I've never felt that sex was a spectator sport, regardless of the ideas of the players. I'm at least mildly offended by displays of sexuality among heterosexuals, beyond that of friendly affection. Sort of a privacy thing, I guess.
The actual needs of "gay" couples could easily be met by some sort of laws concerning civil union as to money, inheritance, retirement income, etc. IMO, no big deal.
So my main objection is to the abuse of the word "marriage". Whether or not it's religious is immaterial and irrelevant. It denotes a union between a man and a woman with the primary purpose of creating a home and family.
I and my wife are in a second "marriage"--but pragmatically it's a civil union. At our ages, we're not even thinking about adopting children, and any other method of creating a family is not an option.
By and large, it's the behavior of and noise level from the activists of the gay community which are making me hostile to their ideas about much of anything.

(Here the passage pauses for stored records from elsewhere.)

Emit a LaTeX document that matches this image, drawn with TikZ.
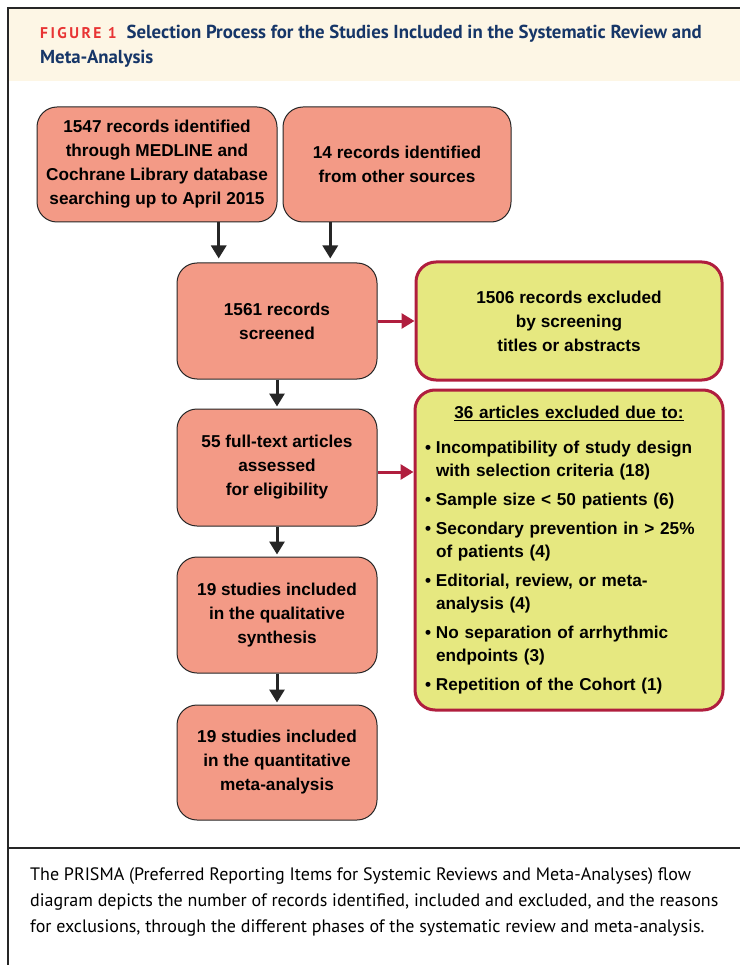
\documentclass[tikz,border=0pt]{standalone}
\usepackage{fontspec}
\setmainfont{Liberation Sans}
\newfontfamily\ptsans{PT Sans}
\newfontfamily\figlabel[LetterSpace=16]{PT Sans}
\usetikzlibrary{arrows.meta,calc}

\definecolor{boxsalmon}{RGB}{243,154,134}
\definecolor{boxyellow}{RGB}{230,232,128}
\definecolor{exclred}{RGB}{176,30,62}
\definecolor{headbg}{RGB}{253,246,229}
\definecolor{titlenavy}{RGB}{22,54,104}
\definecolor{figred}{RGB}{232,52,52}

\newcommand{\flowfont}{\fontsize{17.2}{24}\selectfont\bfseries}
\newcommand{\listfont}{\fontsize{17.2}{23}\selectfont\bfseries}
\newcommand{\bul}{\makebox[11pt][l]{\textbullet}}
\newcommand{\hang}{\hspace*{11pt}}

\begin{document}
\begin{tikzpicture}[x=1pt,y=-1pt,
  stage/.style={draw=black!85, line width=1pt, fill=boxsalmon, rounded corners=20pt,
    align=center, font=\flowfont, inner sep=2pt},
  excl/.style={draw=exclred, line width=3pt, fill=boxyellow, rounded corners=20pt,
    align=center, font=\flowfont, inner sep=2pt},
  flow/.style={line width=3pt, black!85, -{Triangle[width=15pt,length=13pt]}},
  exclarrow/.style={line width=3pt, exclred, -{Triangle[width=15pt,length=13pt]}}]

\useasboundingbox (0,0) rectangle (740,965);

\fill[headbg] (9,9) rectangle (740,81);
\draw[line width=2pt, black!85] (8,965) -- (8,8) -- (740,8);
\draw[line width=1.5pt, black!85] (8,848) -- (740,848);

\node[anchor=base west, font=\ptsans\fontsize{18.8}{25}\selectfont\bfseries, text=titlenavy, inner sep=0pt]
  (title1) at (40,39) {{\figlabel\bfseries\color{figred}\fontsize{15.5}{25}\selectfont FIGURE 1}\hspace{10pt}Selection Process for the Studies Included in the Systematic Review and};
\node[anchor=base west, font=\ptsans\fontsize{18.8}{25}\selectfont\bfseries, text=titlenavy, inner sep=0pt]
  (title2) at (40,64) {Meta-Analysis};

\node[stage, minimum width=240pt, minimum height=115pt] (medline) at (157,164.5)
  {1547 records identified\\through MEDLINE and\\Cochrane Library database\\searching up to April 2015};
\node[stage, minimum width=228pt, minimum height=115pt] (other) at (397,164.5)
  {14 records identified\\from other sources};
\node[stage, minimum width=200pt, minimum height=116pt] (screen) at (277,321)
  {1561 records\\screened};
\node[excl, minimum width=306pt, minimum height=118pt] (titleexcl) at (569,321)
  {1506 records excluded\\by screening\\titles or abstracts};
\node[stage, minimum width=200pt, minimum height=117pt] (fulltext) at (277,467.5)
  {55 full-text articles\\assessed\\for eligibility};
\node[excl, minimum width=308pt, minimum height=320pt, align=left, font=\listfont,
  text width=288pt, inner xsep=10pt] (reasons) at (569,550)
  {\makebox[288pt][c]{\underline{36 articles excluded due to:}}\\[12pt]
   \bul Incompatibility of study design\\
   \hang with selection criteria (18)\\[6pt]
   \bul Sample size < 50 patients (6)\\[6pt]
   \bul Secondary prevention in > 25\%\\
   \hang of patients (4)\\[6pt]
   \bul Editorial, review, or meta-\\
   \hang analysis (4)\\[6pt]
   \bul No separation of arrhythmic\\
   \hang endpoints (3)\\[6pt]
   \bul Repetition of the Cohort (1)};
\node[stage, minimum width=200pt, minimum height=116pt] (quali) at (277,615)
  {19 studies included\\in the qualitative\\synthesis};
\node[stage, minimum width=200pt, minimum height=115pt] (quanti) at (277,762.5)
  {19 studies included\\in the quantitative\\meta-analysis};

\coordinate (in1) at ($(screen.north west)!0.21!(screen.north east)$);
\coordinate (in2) at ($(screen.north west)!0.765!(screen.north east)$);

\draw[flow, shorten >=4pt] (medline.south -| in1) -- (in1);
\draw[flow, shorten >=4pt] (other.south -| in2) -- (in2);
\draw[flow, shorten >=2pt] (screen.south) -- (fulltext.north);
\draw[flow, shorten >=2pt] (fulltext.south) -- (quali.north);
\draw[flow, shorten >=2pt] (quali.south) -- (quanti.north);

\draw[exclarrow] (screen.east) -- (titleexcl.west);
\coordinate (elig) at ($(fulltext.east)+(0,4.5)$);
\draw[exclarrow] (elig) -- (elig -| reasons.west);

\node[anchor=north west, align=left, font=\ptsans\fontsize{18}{26}\selectfont, inner sep=0pt]
  (caption) at (30,867)
  {The PRISMA (Preferred Reporting Items for Systemic Reviews and Meta-Analyses) flow\\
   diagram depicts the number of records identified, included and excluded, and the reasons\\
   for exclusions, through the different phases of the systematic review and meta-analysis.};

\end{tikzpicture}
\end{document}
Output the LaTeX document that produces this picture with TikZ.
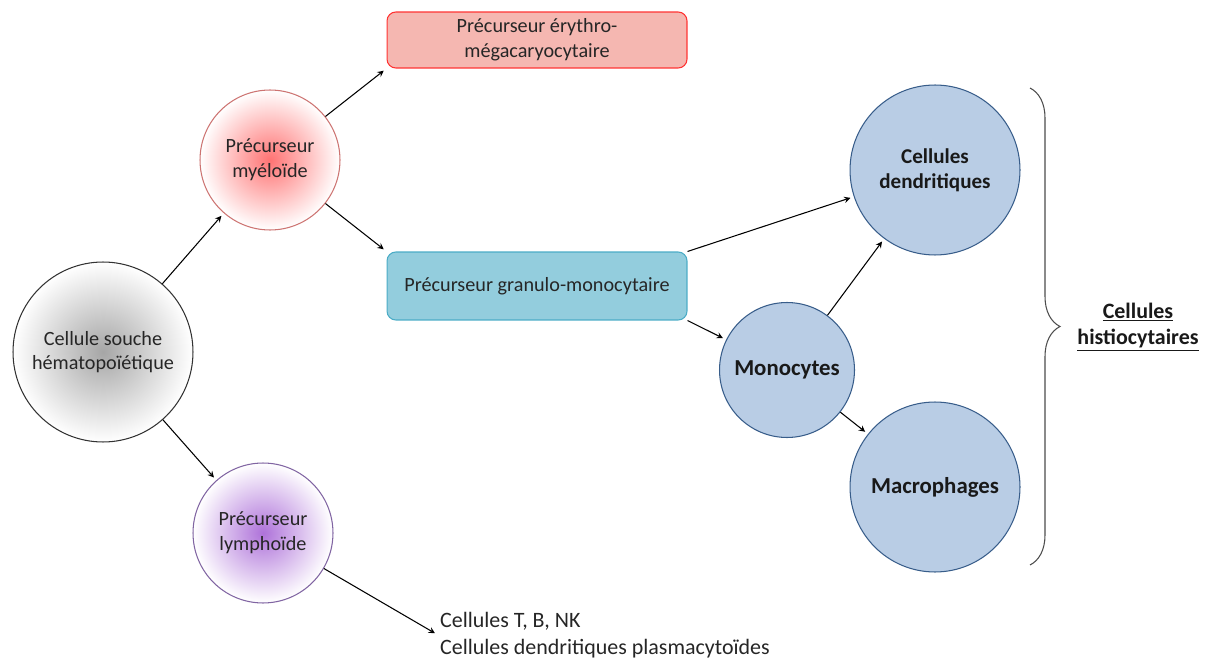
\documentclass[tikz,border=0pt]{standalone}
\usepackage{fontspec}
\setmainfont{Carlito}
\usetikzlibrary{shapes.geometric, arrows, positioning, decorations.pathreplacing}

\definecolor{myelred}{HTML}{C0504D}
\definecolor{erythfill}{HTML}{F5B7B1}
\definecolor{granfill}{HTML}{93CDDD}
\definecolor{granline}{HTML}{4BACC6}
\definecolor{histofill}{HTML}{B9CDE5}
\definecolor{histoline}{HTML}{385D8A}
\definecolor{lymphline}{HTML}{8064A2}
\definecolor{lymphfill}{HTML}{9A4FD0}

\begin{document}
\begin{tikzpicture}[
    x=0.02cm, y=-0.02cm,
    cell/.style={circle, draw, semithick, align=center, text=black!85, font=\fontsize{11.5}{14}\selectfont, shading=radial, outer color=white},
    precbox/.style={rectangle, draw, semithick, rounded corners=5pt, align=center, text=black!85, minimum width=6cm, font=\fontsize{11.5}{14}\selectfont},
    histo/.style={circle, draw=histoline, semithick, fill=histofill, align=center, text=black!90, font=\bfseries},
    arrow/.style={->, >=stealth, semithick, shorten >=2pt},
    every node/.style={inner sep=1pt}
]
\useasboundingbox (0,0) rectangle (1210,662);

% Stem cell
\node[cell, draw=black!80, inner color=black!35, minimum size=3.6cm] (stem) at (103,352) {Cellule souche\\h\'ematopo\"i\'etique};

% Myeloid and lymphoid precursors
\node[cell, draw=myelred!80, inner color=red!55, minimum size=2.8cm] (myel) at (270,160) {Pr\'ecurseur\\my\'elo\"ide};
\node[cell, draw=lymphline, inner color=lymphfill!80, minimum size=2.8cm] (lymph) at (263,533) {Pr\'ecurseur\\lympho\"ide};

\draw[arrow] (stem) -- (myel);
\draw[arrow] (stem) -- (lymph);

% Boxes
\node[precbox, draw=red!80, fill=erythfill, minimum height=1.12cm] (eryth) at (537,40) {Pr\'ecurseur \'erythro-\\m\'egacaryocytaire};
\node[precbox, draw=granline, fill=granfill, minimum height=1.36cm] (gran) at (537,286) {Pr\'ecurseur granulo-monocytaire};

\draw[arrow] (myel) -- (eryth.south west);
\draw[arrow] (myel) -- (gran.north west);

% Histiocytic cells
\node[histo, minimum size=3.4cm, font=\bfseries\fontsize{12}{14}\selectfont] (dend) at (935,170) {Cellules\\dendritiques};
\node[histo, minimum size=2.7cm, font=\bfseries\fontsize{13}{15}\selectfont] (mono) at (787,370) {Monocytes};
\node[histo, minimum size=3.4cm, font=\bfseries\fontsize{13}{15}\selectfont] (macro) at (935,487) {Macrophages};

\draw[arrow] (gran.north east) -- (dend);
\draw[arrow] (gran.south east) -- (mono);
\draw[arrow] (mono) -- (dend);
\draw[arrow] (mono) -- (macro);

% Lymphoid progeny
\node[anchor=west, align=left, text=black!85, font=\fontsize{12.5}{15}\selectfont] (lymcells) at (438,635) {Cellules T, B, NK\\Cellules dendritiques plasmacyto\"ides};
\draw[arrow] (lymph) -- (lymcells.west);

% Brace
\coordinate (bracetop) at (1030,88);
\coordinate (bracebot) at (1030,565);
\draw[black!70, semithick, decorate, decoration={brace, amplitude=0.6cm}] (bracetop) -- (bracebot);
\node[align=center, text=black!90, font=\bfseries\fontsize{12.5}{15}\selectfont] (histlabel) at (1138,327) {\underline{Cellules}\\\underline{histiocytaires}};

\end{tikzpicture}
\end{document}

I'm fed up with perceived victimhood.
I had no bias against homosexuals until their activist groups turned their full fury onto the Boy Scouts, even tho they were free to start their own "Gay Scouts" if they so desired.
But then, that would deviate from the script of shoving "forced tolerance" down our throats.
Desertrat - you summed up my feelings exactly. It's the "in your face" attitude that's so prevalent in the gay community that I have a problem with.
If all they were pushing for was equal treatment under the law, I wouldn't object. I feel a civil union arrangement, which should include not only the rights, but all the RESPONSIBILITIES that go along with any legal union between two human beings, is fair and I think most people would agree.
However, when the gay community is openly pushing for acceptance of their lifestyle as "normal", and want to teach it as "normal" in our schools, and call civil unions between same-sex couples a "normal" Marriage, I have a problem with that. Teaching our children to be understanding is fine. Teaching them not to discriminate is fine. But teaching them that it's "cool" or "normal" to be gay, well that's another story.
Homosexuality is only "normal" in the sense that it occurs in a certain percentage of every society. It may be an inconvenient fact, but it's a fact nonetheless. If homosexuality ever became the norm in a society, the society would simply die out....
Like it or not, the sky is blue. Someone else can call it green if they want to, but I don't have to, nor should anyone else, in the interest of maintaining some semblance of reality, accept that the sky is anything but blue.
Civil unions have been proposed, and yet rejected by the gay community, which indicates that this battle is all about the self-esteem of homosexuals, not about their rights. I see no reason why the entire society should be forced to live in some sort of alternate reality just to protect the self-esteem of those who cannot face their sexuality and accept themselves for who they are.